I don't want to be too philosophical here - I am part engineer after all - but there is something about our framework that is messed up. We look at the guy driving the Chevy Avalanche and we think prosperity, even though he owns none of his world, hangs on to it very tenuously and must go to sleep every night knowing that any day it will all blow up in his face. We see the guy driving the Volvo and we think he is less prosperous, perhaps even destitute, even though he is financially secure many times over, has the will and the means to care for those he loves and is working to make the world a better place.

We see a newly paved road and we think progress. Prosperity! We really have very little understanding of how tenuous it all is, how the Ponzi scheme of growth we have created for ourselves is not financially real and how out of touch with it we are. Conversely, when someone suggests we rescale our communities to fit our budgets, people cringe, as if living at a scale we can sustain would automatically be less prosperous.
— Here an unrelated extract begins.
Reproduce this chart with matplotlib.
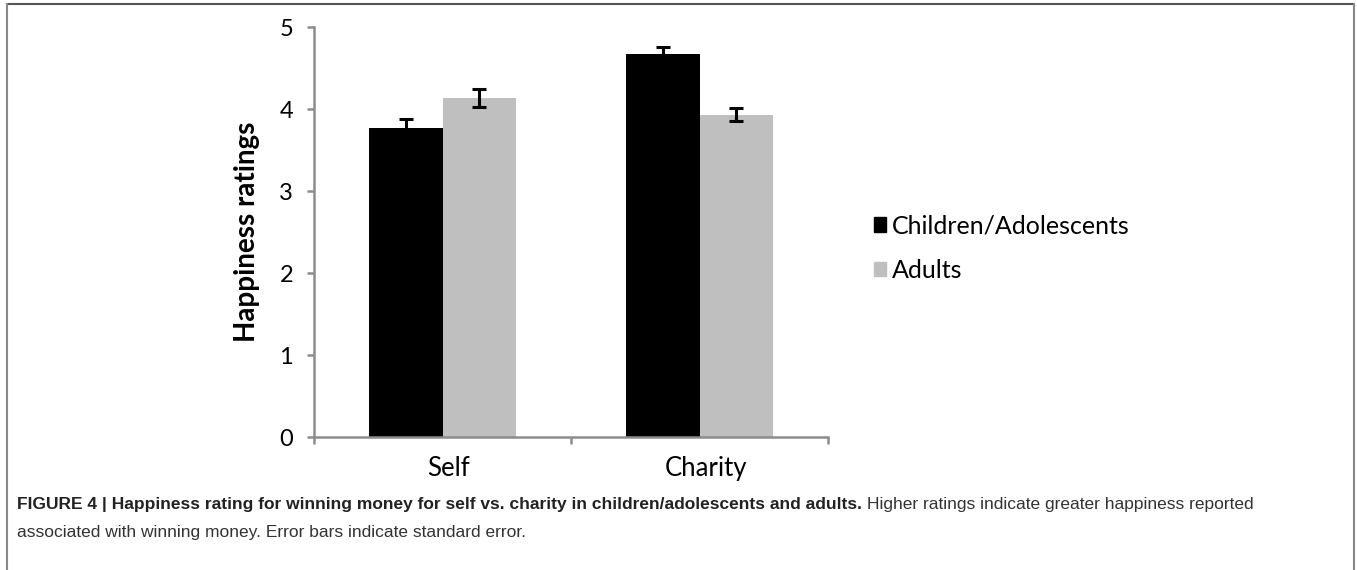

I became acquainted with the work of Nassim Nicholas Taleb, author of the Black Swan, after reading about him and famed hedge fund manager Victor Niederhoffer in Malcolm Gladwell's article "Blowing Up" (a highly recommended read). Taleb developed a trading strategy based on resilience and the idea that the most important thing was to avoid "blowing up", losing everything in a cataclysmic chain of events. The article was utterly fascinating in how it juxtaposed Niederhoffer - who really represents the aspirations of everyone in pursuit of growth and prosperity in modern America - with the philosophy of Taleb. In the end, only one is real, while the other rises to faux-prosperity and collapses, repeating again and again and again. (We wrote a little bit about this in our posts Passe Frugalism and More on Frugality).

I bring up Taleb because he has been posting a series of sayings on his Twitter feed that came across my wire as I was pondering the Road A/Road B question. Here are a couple selections:

The fastest way to become rich is to socialize with the poor. The fastest way to become poor is to socialize with the rich.

A definition of truly rich is someone who displays much less than he needs to.

What does the framework we use for measuring prosperity say about us as a people? To me that is perhaps a more important question. I think if we honestly look at the ways in which we measure prosperity in our towns and neighborhoods, we will find that we have it all wrong. And that is true even if we stick to only financial criteria. The prosperity we cling to is no longer reality.

Reality left us quite a ways back.

As a side note, the little dirt path that runs through the woods in Monday's "Road A" photo - the less prosperous road - actually provides access to a handful of valuable shoreline properties. Any one of them is worth many times what my house is.

That's okay, because my driveway is paved.